Ranieri and Wenger swap places on football’s wheel of fortune
“The Wheel of Fortune” is not just a famous game-show, but a deep-rooted idea, found in various forms in almost all human societies and cultures, that at different times in our life we will occupy different places on life’s great roulette wheel, oscillating between success and failure, and happiness and unhappiness.
A fascinating piece by Eniola Aluko, star for Chelsea’s and England’s women’s teams, gave an example of this. She first called Claudio Ranieri, the Leicester City manager, a “master of player psychology” and then directly contrasted that mastery with the apparent amateurism when it comes to dealing with players’ minds of Arsene Wenger, the Arsenal boss.
Advancing such an argument about Ranieri and Wenger would have been considered utterly unthinkable before this extraordinary season in English football. Everything from the Premier League table itself to the relative standings of Premier League managers has been turned on its head by Leicester’s remarkable transformation from relegation battlers to title favourites. They need just one more victory from their last three games (or even three draws) to claim the crown.
Before this season, Ranieri had always been regarded as football’s ultimate “nearly man”, having managed a succession of stellar clubs (including Chelsea, Roma and Juventus) without ever winning a title. By contrast, Wenger had won league titles in both France and England and created the immortal “Invincibles” side that went a whole league season unbeaten in 2004. After a decade of self-imposed financial abstinence while the new Emirates stadium was being paid off, he was widely thought to be on the verge of creating a new title-winning team.
The difference in the general expectations of the two before the season started was probably best summed up by the “greeting” (or rather “tweeting”) that Ranieri received upon being appointed as Leicester manager by the club’s most famous former player, Gary Lineker. He openly opined that he thought the appointment was unimaginative and uninspiring, especially after his previous calamitous reign as a manager, in which he led Greece to the bottom of their European Championship qualifying table, on the way even losing to the footballing pygmies of the Faroe Islands.
And then, as it always does, the great wheel turned. Some nine or so months on from that initial, unenthusiastic welcome by Lineker, Ranieri is now on the brink of making him eat his own tweets. And what of Wenger, who before this season had been regarded as an infinitely greater manager than Ranieri? Well, with three games of his season to go, he faces the dreadful double-whammy of stadium-wide protests at the supposed staleness of his long reign and, worse, the prospect of “relegation” from the Champions League to the Europa League next season.

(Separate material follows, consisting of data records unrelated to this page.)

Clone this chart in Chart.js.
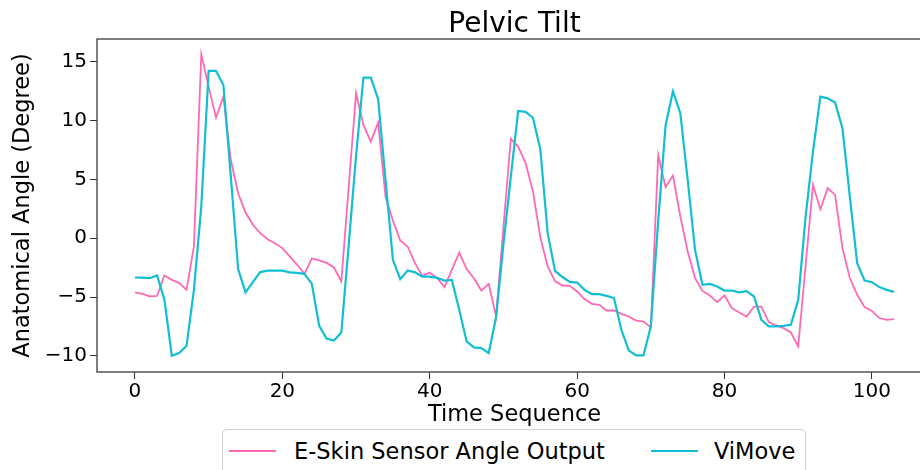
<!DOCTYPE html>
<html><head><meta charset="utf-8">
<script src="https://cdn.jsdelivr.net/npm/chart.js@4/dist/chart.umd.min.js"></script>
<style>
html,body{margin:0;padding:0;overflow:hidden;background:#fff;}
#wrap{position:relative;width:920px;height:470px;overflow:hidden;background:#fff;}
#c{position:absolute;left:0;top:0;}
#legend{position:absolute;left:222px;top:429px;height:50px;box-sizing:border-box;border:1px solid #cfcfcf;border-radius:5px;display:flex;align-items:center;padding:0 10px 6px 6px;font-family:"DejaVu Sans";font-size:22.5px;color:#000;background:#fff;white-space:nowrap;}
.item{display:flex;align-items:center;}
.sw{width:47px;height:2px;margin-right:18px;}
.item + .item{margin-left:46px;}
.item + .item .sw{margin-right:16px;}
</style></head>
<body>
<div id="wrap">
<canvas id="c" width="932" height="430"></canvas>
<div id="legend"></div>
</div>
<script>
// ---- data ----
const seriesNames = ["E-Skin Sensor Angle Output", "ViMove"];
const eskin = [-4.6,-4.74,-4.95,-4.9,-3.17,-3.54,-3.82,-4.39,-0.7,15.65,
12.9,10.26,12.05,6.7,3.83,2.19,1.14,0.43,-0.08,-0.42,
-0.84,-1.55,-2.26,-3.03,-1.72,-1.89,-2.1,-2.49,-3.68,4.35,
12.34,9.64,8.22,9.84,3.5,1.5,-0.19,-0.7,-2.12,-3.2,
-2.92,-3.4,-4.16,-2.69,-1.21,-2.63,-3.4,-4.45,-3.88,-6.66,
1.0,8.45,7.8,6.39,4.0,0.1,-2.4,-3.65,-4.02,-4.05,
-4.53,-5.18,-5.58,-5.67,-6.15,-6.15,-6.43,-6.66,-7.0,-7.09,
-7.59,7.09,4.35,5.33,1.85,-1.13,-3.39,-4.48,-4.87,-5.43,
-4.87,-5.95,-6.32,-6.66,-5.81,-5.81,-7.14,-7.42,-7.65,-8.02,
-9.2,-2.32,4.54,2.47,4.26,3.69,-0.84,-3.39,-4.81,-5.86,
-6.18,-6.79,-6.94,-6.88];
const vimove = [-3.34,-3.35,-3.4,-3.17,-5.24,-10.0,-9.77,-9.15,-4.39,2.7,
14.23,14.23,13.04,5.3,-2.63,-4.6,-3.73,-2.88,-2.75,-2.75,
-2.75,-2.9,-2.95,-3.03,-3.88,-7.45,-8.53,-8.7,-8.02,-0.6,
7.0,13.67,13.67,11.83,4.97,-1.84,-3.48,-2.74,-2.9,-3.26,
-3.26,-3.37,-3.6,-3.55,-6.09,-8.78,-9.29,-9.35,-9.77,-6.71,
-0.5,5.25,10.83,10.75,10.25,7.6,0.43,-2.78,-3.3,-3.71,
-3.77,-4.39,-4.75,-4.75,-4.9,-5.09,-7.79,-9.54,-9.97,-9.97,
-7.5,1.5,9.6,12.5,10.64,4.97,-0.99,-3.96,-3.88,-4.1,
-4.45,-4.45,-4.6,-4.5,-4.96,-6.94,-7.5,-7.5,-7.45,-7.37,
-5.24,1.85,7.37,12.05,11.9,11.54,9.36,3.55,-2.12,-3.6,
-3.74,-4.16,-4.39,-4.56];
const timeSeq = eskin.map((_, i) => i);
const xTicks = [0, 20, 40, 60, 80, 100];
const yTicks = [-10, -5, 0, 5, 10, 15];
const colors = ["#ff69b4", "#12bed3"];

const FONT = "DejaVu Sans";
const framePlugin = {
  id: 'frame',
  afterDraw(chart) {
    const {ctx, chartArea: a} = chart;
    ctx.save();
    ctx.strokeStyle = '#3a3a3a';
    ctx.lineWidth = 1.3;
    ctx.strokeRect(a.left, a.top, a.right - a.left, a.bottom - a.top);
    ctx.restore();
  }
};

const chart = new Chart(document.getElementById('c'), {
  type: 'line',
  data: {
    datasets: [
      {label: seriesNames[0], data: timeSeq.map((x, i) => ({x, y: eskin[i]})),
       borderColor: colors[0], backgroundColor: colors[0], borderWidth: 1.8, pointRadius: 0, tension: 0, order: 2},
      {label: seriesNames[1], data: timeSeq.map((x, i) => ({x, y: vimove[i]})),
       borderColor: colors[1], backgroundColor: colors[1], borderWidth: 2.2, pointRadius: 0, tension: 0, order: 1}
    ]
  },
  options: {
    responsive: false,
    animation: false,
    devicePixelRatio: 1,
    layout: {padding: 0},
    plugins: {
      legend: {display: false},
      tooltip: {enabled: false},
      title: {display: true, text: 'Pelvic Tilt', fullSize: false, color: '#000',
        font: {family: FONT, size: 28, weight: 'normal', lineHeight: 1.0},
        padding: {top: 11, bottom: 0}}
    },
    scales: {
      x: {
        type: 'linear', min: -5.15, max: 108.15,
        afterBuildTicks: s => { s.ticks = xTicks.map(v => ({value: v})); },
        afterFit: s => { s.height = 58; },
        grid: {drawOnChartArea: false, drawTicks: true, tickLength: 7, color: '#333', lineWidth: 1},
        border: {display: false},
        ticks: {color: '#000', font: {family: FONT, size: 20}, padding: 1, maxRotation: 0, autoSkip: false},
        title: {display: true, text: 'Time Sequence', color: '#000', font: {family: FONT, size: 22.5, lineHeight: 1.2}, padding: {top: 0, bottom: 1}}
      },
      y: {
        type: 'linear', min: -11.38, max: 16.95,
        afterBuildTicks: s => { s.ticks = yTicks.map(v => ({value: v})); },
        afterFit: s => { s.width = 97; },
        grid: {drawOnChartArea: false, drawTicks: true, tickLength: 7, color: '#333', lineWidth: 1},
        border: {display: false},
        ticks: {color: '#000', font: {family: FONT, size: 20}, padding: 3,
          callback: v => String(v).replace('-', '\u2212')},
        title: {display: true, text: 'Anatomical Angle (Degree)', color: '#000', font: {family: FONT, size: 22.5, lineHeight: 1.2}, padding: {top: 10, bottom: 0}}
      }
    }
  },
  plugins: [framePlugin]
});

// HTML legend built from the datasets
const leg = document.getElementById('legend');
chart.data.datasets.forEach(ds => {
  const it = document.createElement('div'); it.className = 'item';
  const sw = document.createElement('span'); sw.className = 'sw'; sw.style.background = ds.borderColor;
  const tx = document.createElement('span'); tx.textContent = ds.label;
  it.appendChild(sw); it.appendChild(tx); leg.appendChild(it);
});
</script>
</body></html>
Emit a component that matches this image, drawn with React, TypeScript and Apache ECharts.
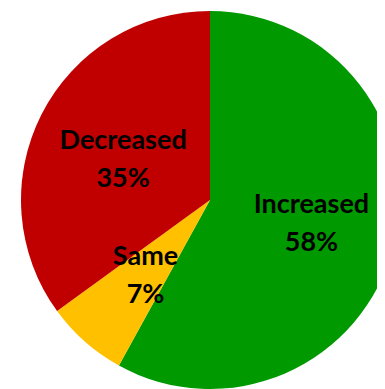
import React, { useEffect, useRef } from "react";
import * as echarts from "echarts";

const categories = ["Increased", "Same", "Decreased"];
const values = [58, 7, 35];
const colors = ["#009900", "#FFC000", "#C00000"];
const labelOffsets = [[7, -3], [0, 0], [0, 2]];

export default function App() {
  const ref = useRef<HTMLDivElement>(null);
  useEffect(() => {
    const chart = echarts.init(ref.current!, undefined, { renderer: "svg" });
    chart.setOption({
      animation: false,
      series: [
        {
          type: "pie",
          center: [202, 192],
          radius: 189,
          startAngle: 90,
          clockwise: true,
          silent: true,
          label: {
            show: true,
            position: "inside",
            formatter: (p: any) => `${p.name}\n${p.value}%`,
            color: "#000",
            fontFamily: "Lato",
            fontWeight: "bold",
            fontSize: 27,
            lineHeight: 38,
          },
          labelLine: { show: false },
          itemStyle: { borderWidth: 0 },
          data: categories.map((c, i) => ({
            name: c,
            value: values[i],
            itemStyle: { color: colors[i] },
            label: { offset: labelOffsets[i] },
          })),
        },
      ],
    });
    return () => chart.dispose();
  }, []);
  return <div ref={ref} style={{ width: 377, height: 381 }} />;
}
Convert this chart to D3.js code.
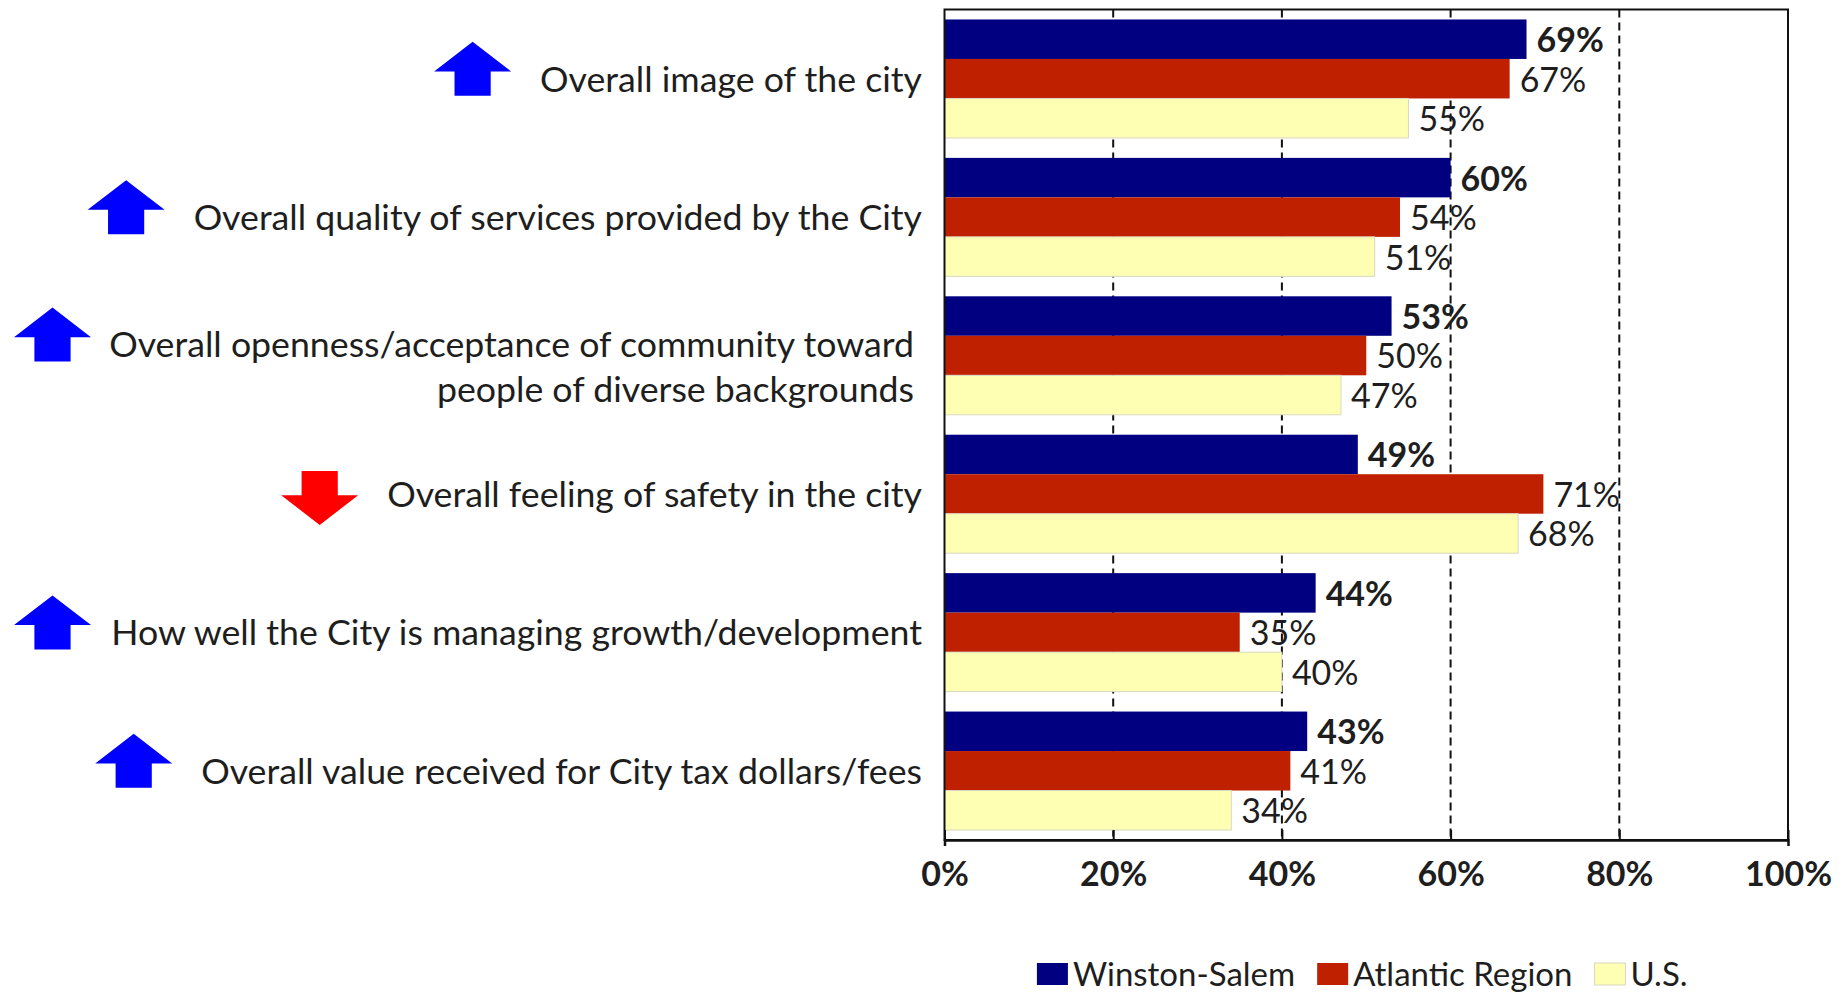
<!DOCTYPE html>
<html>
<head>
<meta charset="utf-8">
<script src="https://cdn.jsdelivr.net/npm/d3@7"></script>
<style>
  html, body { margin: 0; padding: 0; background: #fff; }
  svg { display: block; }
  text { font-family: Lato, "Open Sans", sans-serif; fill: #1e1e1e; }
</style>
</head>
<body>
<svg id="chart" width="1842" height="995"></svg>
<script>
// ---- data ----
const categories = [
  "Overall image of the city",
  "Overall quality of services provided by the City",
  "Overall openness/acceptance of community toward\npeople of diverse backgrounds",
  "Overall feeling of safety in the city",
  "How well the City is managing growth/development",
  "Overall value received for City tax dollars/fees"
];
const seriesNames = ["Winston-Salem", "Atlantic Region", "U.S."];
const winstonSalem   = [69, 60, 53, 49, 44, 43];
const atlanticRegion = [67, 54, 50, 71, 35, 41];
const usValues       = [55, 51, 47, 68, 40, 34];
const trend = ["up", "up", "up", "down", "up", "up"];
const xTickValues = [0, 20, 40, 60, 80, 100];
const seriesColors = ["#000080", "#BF2000", "#FFFFB3"];

const seriesValues = [winstonSalem, atlanticRegion, usValues];

// ---- layout ----
const svg = d3.select("#chart");
const plot = { left: 944.5, right: 1788, top: 9.5, bottom: 840 };

const x = d3.scaleLinear().domain([0, 100]).range([plot.left, plot.right]);
const y = d3.scaleBand().domain(d3.range(categories.length))
  .range([plot.top, plot.bottom]).paddingInner(0.144).paddingOuter(0.072);
const ys = d3.scaleBand().domain(d3.range(seriesNames.length))
  .range([0, y.bandwidth()]).padding(0);

// gridlines (dashed)
svg.append("g").selectAll("line")
  .data(xTickValues.filter(d => d > 0 && d < 100))
  .join("line")
  .attr("x1", d => x(d)).attr("x2", d => x(d))
  .attr("y1", plot.top).attr("y2", plot.bottom)
  .attr("stroke", "#111").attr("stroke-width", 2)
  .attr("stroke-dasharray", "8,5");

// bars
const groups = svg.append("g").selectAll("g")
  .data(categories.map((c, i) => i))
  .join("g")
  .attr("transform", i => `translate(0,${y(i)})`);

groups.selectAll("rect")
  .data(i => seriesValues.map((vals, s) => ({ s, v: vals[i] })))
  .join("rect")
  .attr("x", x(0))
  .attr("y", d => ys(d.s))
  .attr("width", d => x(d.v) - x(0))
  .attr("height", ys.bandwidth())
  .attr("fill", d => seriesColors[d.s])
  .attr("stroke", d => d.s === 2 ? "#d8d8c0" : "none")
  .attr("stroke-width", 1);

// value labels
groups.selectAll("text.val")
  .data(i => seriesValues.map((vals, s) => ({ s, v: vals[i] })))
  .join("text")
  .attr("class", "val")
  .attr("x", d => x(d.v) + 10)
  .attr("y", d => ys(d.s) + ys.bandwidth() / 2)
  .attr("dy", "0.38em")
  .attr("font-size", 34)
  .attr("font-weight", d => d.s === 0 ? 700 : 400)
  .text(d => d.v + "%");

// plot frame
svg.append("rect")
  .attr("x", plot.left).attr("y", plot.top)
  .attr("width", plot.right - plot.left).attr("height", plot.bottom - plot.top)
  .attr("fill", "none").attr("stroke", "#111").attr("stroke-width", 2);

// bottom axis
const xAxis = d3.axisBottom(x).tickValues(xTickValues)
  .tickFormat(d => d + "%").tickSizeInner(-10).tickSizeOuter(6).tickPadding(22);
const ax = svg.append("g").attr("transform", `translate(0,${plot.bottom})`).call(xAxis);
ax.select(".domain").attr("stroke", "#111").attr("stroke-width", 2.5);
ax.selectAll(".tick line").attr("stroke", "#111").attr("stroke-width", 2);
ax.selectAll(".tick text")
  .attr("font-family", "Lato, sans-serif")
  .attr("font-size", 34).attr("font-weight", 700).attr("fill", "#111");

// category labels + trend arrows
const labelX = 922;
const lineH = 44.5;
const arrowW = 77, arrowH = 54;

categories.forEach((cat, i) => {
  const lines = cat.split("\n");
  const cy = y(i) + y.bandwidth() / 2;
  const y0 = cy - (lines.length - 1) * 11;
  const t = svg.append("text")
    .attr("text-anchor", "end")
    .attr("font-size", 35.7);
  lines.forEach((ln, k) => {
    t.append("tspan").attr("x", lines.length > 1 ? labelX - 8 : labelX).attr("y", y0 + k * lineH)
      .attr("dy", "0.36em").text(ln);
  });
  const bb = t.node().getBBox();
  const left = Math.max(14, bb.x - 29 - arrowW);
  const up = trend[i] === "up";
  const acy = up ? y0 - 10 : y0 + 4;
  const top = acy - arrowH / 2;
  const headH = arrowH * 0.55;
  const shaft = arrowW * 0.47;
  const cx = left + arrowW / 2;
  let p;
  if (up) {
    p = [[cx, top], [left + arrowW, top + headH], [cx + shaft / 2, top + headH],
         [cx + shaft / 2, top + arrowH], [cx - shaft / 2, top + arrowH],
         [cx - shaft / 2, top + headH], [left, top + headH]];
  } else {
    const bot = top + arrowH;
    p = [[cx, bot], [left + arrowW, bot - headH], [cx + shaft / 2, bot - headH],
         [cx + shaft / 2, top], [cx - shaft / 2, top],
         [cx - shaft / 2, bot - headH], [left, bot - headH]];
  }
  svg.append("path")
    .attr("d", d3.line()(p) + "Z")
    .attr("fill", up ? "#0000FF" : "#FF0000");
});

// legend
const legend = svg.append("g");
const sw = 31, sh = 22, legY = 974;
let cursor = 0;
seriesNames.forEach((name, s) => {
  const g = legend.append("g");
  g.append("rect").attr("x", cursor).attr("y", legY - sh / 2)
    .attr("width", sw).attr("height", sh).attr("fill", seriesColors[s])
    .attr("stroke", s === 2 ? "#d8d8c0" : "none");
  const tx = g.append("text").attr("x", cursor + sw + 5).attr("y", legY)
    .attr("dy", "0.35em").attr("font-size", 33).text(name);
  const w = tx.node().getComputedTextLength();
  cursor += sw + 5 + w + 22;
});
const totalW = cursor - 22;
legend.attr("transform", `translate(${(plot.left + plot.right) / 2 - totalW / 2 - 4},0)`);
</script>
</body>
</html>
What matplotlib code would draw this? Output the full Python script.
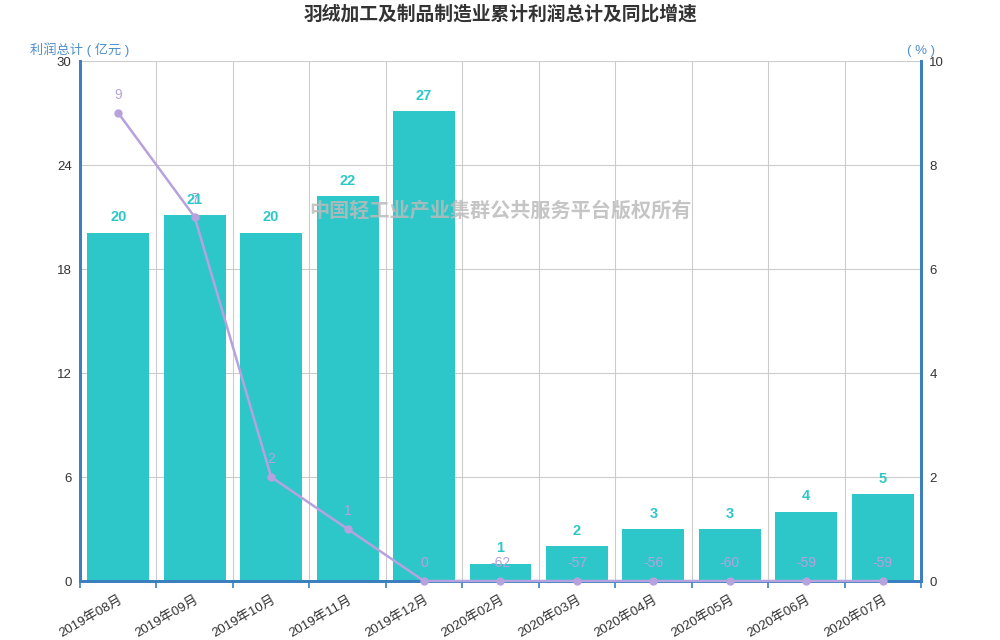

Of course, we are only talking about one season here, and one season that is not even over yet. Unlikely as it seems, Ranieri’s Leicester may yet fail to get the three points they need and allow Spurs to snatch the title from them and Arsenal may yet show their traditional end-of-season strength and secure a finish in the top four. Nevertheless, it is impossible not to conclude that Ranieri will be the “nearly man” no longer and Wenger may end up being hounded out of the club by the same fans who had previously idolised him.
If that happens, awful as it would be for Wenger and Arsenal, who would struggle to find a worthy successor if they are out of the Champions League, there would undeniably be something heart-warming and hope-inspiring about it, namely that the wheel of fortune can always turn, as it did with Ranieri and Wenger, and those at the bottom now may just end up at the top in future.